### The records
------------------------------------------------
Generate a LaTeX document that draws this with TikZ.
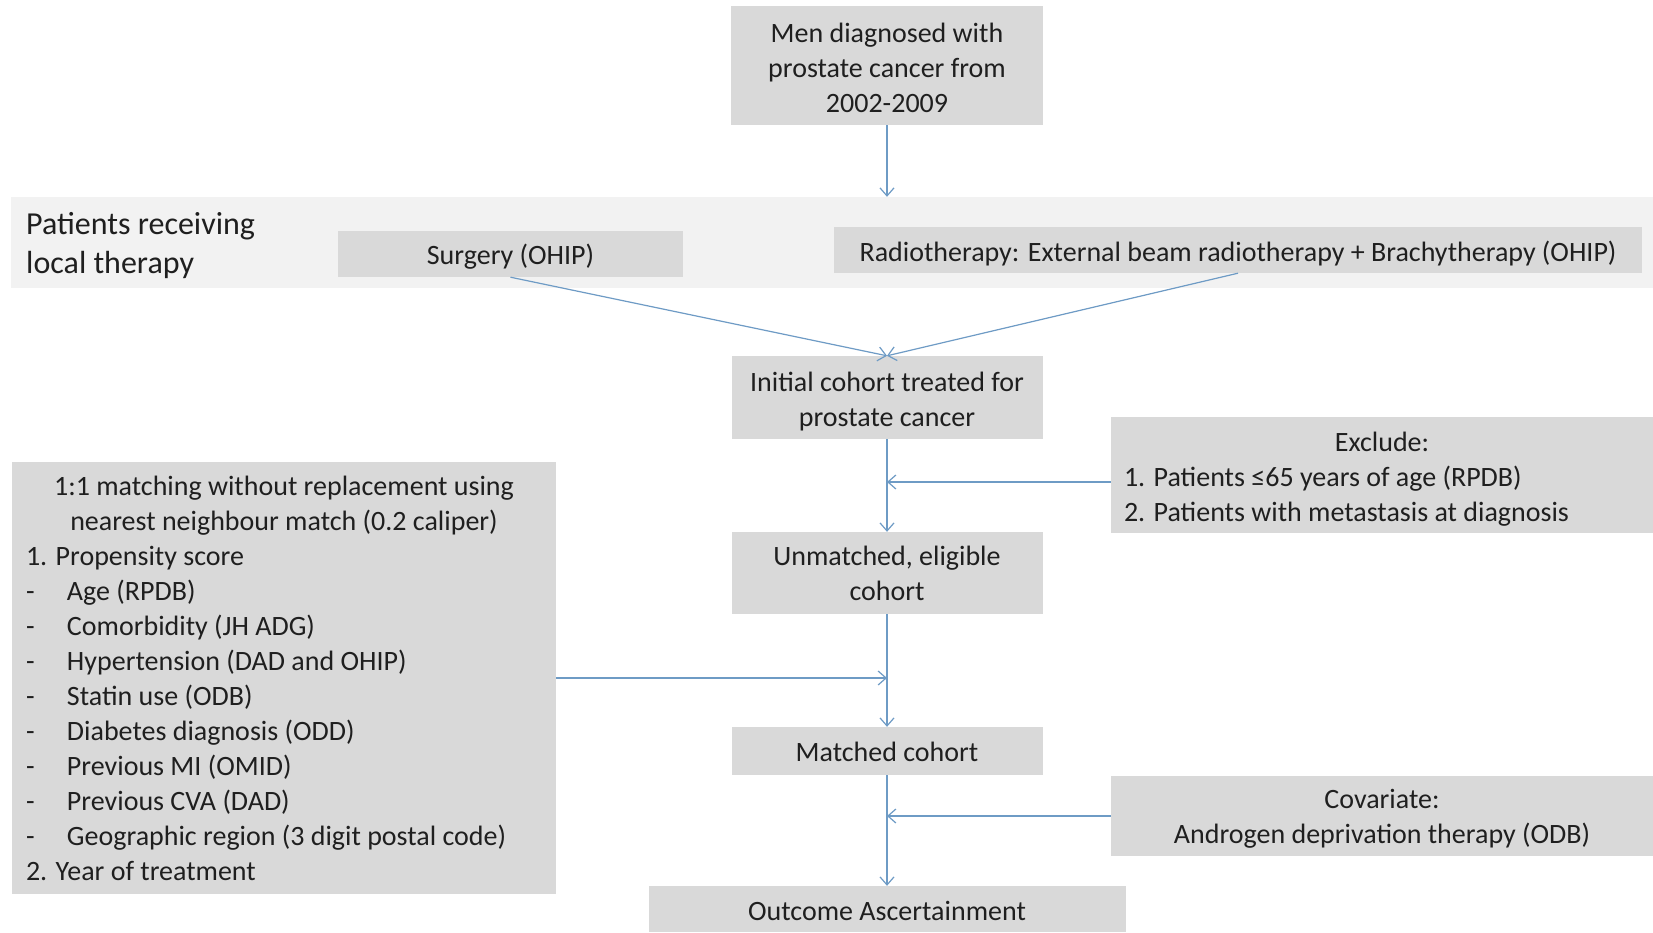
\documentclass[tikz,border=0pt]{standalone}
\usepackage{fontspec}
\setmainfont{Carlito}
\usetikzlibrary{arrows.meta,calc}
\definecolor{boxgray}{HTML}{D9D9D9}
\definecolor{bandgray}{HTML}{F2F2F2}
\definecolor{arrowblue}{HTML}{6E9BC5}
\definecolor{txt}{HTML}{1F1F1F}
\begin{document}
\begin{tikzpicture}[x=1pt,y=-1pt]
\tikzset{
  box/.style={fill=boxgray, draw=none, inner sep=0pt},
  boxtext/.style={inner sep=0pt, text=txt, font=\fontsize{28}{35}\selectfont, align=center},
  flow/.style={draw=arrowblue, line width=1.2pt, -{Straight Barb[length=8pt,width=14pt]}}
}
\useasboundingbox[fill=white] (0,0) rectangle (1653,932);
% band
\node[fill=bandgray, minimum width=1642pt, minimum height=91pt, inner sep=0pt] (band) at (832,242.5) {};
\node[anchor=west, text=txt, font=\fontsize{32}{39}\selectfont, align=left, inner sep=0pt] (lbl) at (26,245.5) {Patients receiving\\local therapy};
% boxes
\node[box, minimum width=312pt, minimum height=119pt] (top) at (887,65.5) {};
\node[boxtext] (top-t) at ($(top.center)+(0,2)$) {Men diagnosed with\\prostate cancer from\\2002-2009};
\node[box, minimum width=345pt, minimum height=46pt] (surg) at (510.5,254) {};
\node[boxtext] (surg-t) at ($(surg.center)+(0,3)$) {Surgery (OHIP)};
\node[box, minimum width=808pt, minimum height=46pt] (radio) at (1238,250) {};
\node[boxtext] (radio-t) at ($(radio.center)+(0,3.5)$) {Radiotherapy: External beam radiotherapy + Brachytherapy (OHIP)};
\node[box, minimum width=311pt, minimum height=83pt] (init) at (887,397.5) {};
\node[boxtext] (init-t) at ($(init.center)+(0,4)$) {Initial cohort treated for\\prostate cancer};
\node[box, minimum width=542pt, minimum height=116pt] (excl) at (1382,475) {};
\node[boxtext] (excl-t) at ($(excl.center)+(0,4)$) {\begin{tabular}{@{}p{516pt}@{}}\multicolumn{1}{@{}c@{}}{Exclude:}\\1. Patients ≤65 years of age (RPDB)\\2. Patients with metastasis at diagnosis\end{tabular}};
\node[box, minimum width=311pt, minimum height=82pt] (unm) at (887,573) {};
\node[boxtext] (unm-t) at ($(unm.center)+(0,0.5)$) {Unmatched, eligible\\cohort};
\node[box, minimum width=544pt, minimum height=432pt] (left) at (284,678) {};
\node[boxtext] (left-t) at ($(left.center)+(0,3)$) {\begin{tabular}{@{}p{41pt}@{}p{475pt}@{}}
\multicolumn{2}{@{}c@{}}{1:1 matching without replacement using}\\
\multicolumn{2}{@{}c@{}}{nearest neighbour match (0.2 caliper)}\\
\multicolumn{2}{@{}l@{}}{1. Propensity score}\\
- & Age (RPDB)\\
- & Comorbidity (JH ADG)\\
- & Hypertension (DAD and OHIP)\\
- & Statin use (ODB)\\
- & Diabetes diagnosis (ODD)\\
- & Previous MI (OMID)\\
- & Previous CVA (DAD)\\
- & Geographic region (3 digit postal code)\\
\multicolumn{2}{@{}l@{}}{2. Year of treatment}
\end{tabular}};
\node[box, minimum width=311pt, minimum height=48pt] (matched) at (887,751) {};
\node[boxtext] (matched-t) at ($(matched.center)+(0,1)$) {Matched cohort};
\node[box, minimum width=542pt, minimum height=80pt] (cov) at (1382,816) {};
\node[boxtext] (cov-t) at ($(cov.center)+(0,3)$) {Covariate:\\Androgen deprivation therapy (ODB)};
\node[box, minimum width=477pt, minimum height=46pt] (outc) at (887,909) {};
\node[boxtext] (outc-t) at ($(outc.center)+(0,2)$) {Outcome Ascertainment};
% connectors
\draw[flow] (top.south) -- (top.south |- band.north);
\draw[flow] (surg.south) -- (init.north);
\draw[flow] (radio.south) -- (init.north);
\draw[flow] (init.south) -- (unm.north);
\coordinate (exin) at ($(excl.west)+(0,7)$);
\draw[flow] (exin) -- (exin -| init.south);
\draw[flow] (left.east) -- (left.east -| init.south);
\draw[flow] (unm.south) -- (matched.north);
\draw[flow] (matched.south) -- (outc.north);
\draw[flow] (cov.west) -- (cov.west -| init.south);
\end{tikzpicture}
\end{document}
------------------------------------------------
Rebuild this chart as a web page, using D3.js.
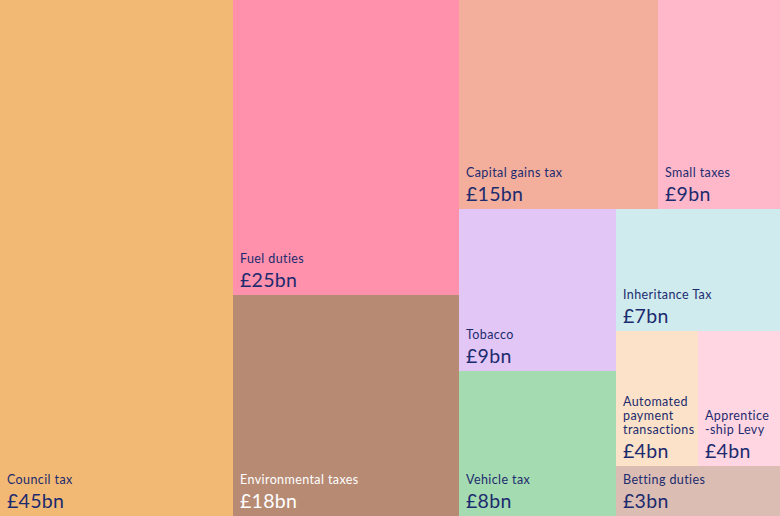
------------------------------------------------
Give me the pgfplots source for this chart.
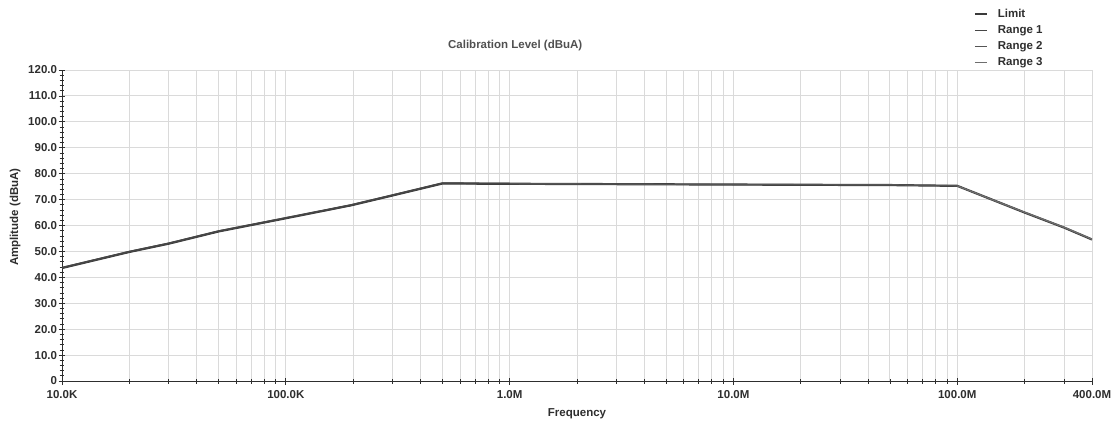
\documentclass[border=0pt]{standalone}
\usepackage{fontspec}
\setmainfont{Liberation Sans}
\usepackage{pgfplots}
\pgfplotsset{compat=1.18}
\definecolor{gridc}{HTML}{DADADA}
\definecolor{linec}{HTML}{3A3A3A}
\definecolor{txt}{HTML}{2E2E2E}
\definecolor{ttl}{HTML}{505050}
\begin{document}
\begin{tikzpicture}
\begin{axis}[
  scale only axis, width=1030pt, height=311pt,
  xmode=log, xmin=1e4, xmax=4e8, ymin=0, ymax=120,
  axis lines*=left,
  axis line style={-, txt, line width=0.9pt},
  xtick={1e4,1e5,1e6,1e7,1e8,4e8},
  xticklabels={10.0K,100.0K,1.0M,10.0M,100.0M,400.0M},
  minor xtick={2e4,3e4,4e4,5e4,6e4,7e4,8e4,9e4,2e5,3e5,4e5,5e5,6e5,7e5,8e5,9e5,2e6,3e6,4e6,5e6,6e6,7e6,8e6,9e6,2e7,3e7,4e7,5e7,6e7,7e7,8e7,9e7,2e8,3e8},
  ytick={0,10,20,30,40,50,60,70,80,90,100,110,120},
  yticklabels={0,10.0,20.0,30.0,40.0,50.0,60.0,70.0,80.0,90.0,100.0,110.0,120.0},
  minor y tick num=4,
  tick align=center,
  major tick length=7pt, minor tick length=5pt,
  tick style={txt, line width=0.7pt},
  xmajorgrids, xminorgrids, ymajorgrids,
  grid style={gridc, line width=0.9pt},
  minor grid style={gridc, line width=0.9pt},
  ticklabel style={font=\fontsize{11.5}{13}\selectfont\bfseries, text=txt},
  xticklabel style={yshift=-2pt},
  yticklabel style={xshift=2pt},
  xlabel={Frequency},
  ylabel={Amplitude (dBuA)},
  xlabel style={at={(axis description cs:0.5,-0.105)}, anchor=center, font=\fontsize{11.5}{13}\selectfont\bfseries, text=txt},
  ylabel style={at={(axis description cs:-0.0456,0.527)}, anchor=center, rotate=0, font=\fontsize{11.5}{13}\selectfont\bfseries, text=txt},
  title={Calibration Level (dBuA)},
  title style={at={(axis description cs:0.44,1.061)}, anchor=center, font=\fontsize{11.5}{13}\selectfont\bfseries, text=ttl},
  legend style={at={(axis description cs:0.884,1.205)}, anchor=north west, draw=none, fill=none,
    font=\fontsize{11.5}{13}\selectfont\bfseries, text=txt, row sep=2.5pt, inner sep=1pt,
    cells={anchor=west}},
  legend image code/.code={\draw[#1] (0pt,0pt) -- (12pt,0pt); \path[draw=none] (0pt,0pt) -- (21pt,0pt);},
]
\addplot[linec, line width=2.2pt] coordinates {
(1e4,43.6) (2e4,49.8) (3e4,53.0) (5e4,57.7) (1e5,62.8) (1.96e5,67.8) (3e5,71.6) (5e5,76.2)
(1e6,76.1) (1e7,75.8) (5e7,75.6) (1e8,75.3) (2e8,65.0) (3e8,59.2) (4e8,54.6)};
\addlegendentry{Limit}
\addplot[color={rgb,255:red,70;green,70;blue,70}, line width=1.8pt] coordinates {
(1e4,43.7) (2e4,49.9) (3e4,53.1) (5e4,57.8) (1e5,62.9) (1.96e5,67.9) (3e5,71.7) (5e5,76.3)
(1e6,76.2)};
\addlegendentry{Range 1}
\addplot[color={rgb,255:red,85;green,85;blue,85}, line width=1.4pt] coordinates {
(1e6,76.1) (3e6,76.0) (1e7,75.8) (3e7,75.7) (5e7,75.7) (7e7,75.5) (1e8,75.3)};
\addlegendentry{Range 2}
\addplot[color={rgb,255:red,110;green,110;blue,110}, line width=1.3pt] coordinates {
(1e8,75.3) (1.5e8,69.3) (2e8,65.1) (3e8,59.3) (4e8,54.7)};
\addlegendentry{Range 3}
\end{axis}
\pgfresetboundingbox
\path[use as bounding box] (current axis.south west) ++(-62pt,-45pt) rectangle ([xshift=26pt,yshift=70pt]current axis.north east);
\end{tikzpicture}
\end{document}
------------------------------------------------
### Direction
Each line in the listing above that contains "chart" should be copied.

### Written response
Rebuild this chart as a web page, using D3.js.
Give me the pgfplots source for this chart.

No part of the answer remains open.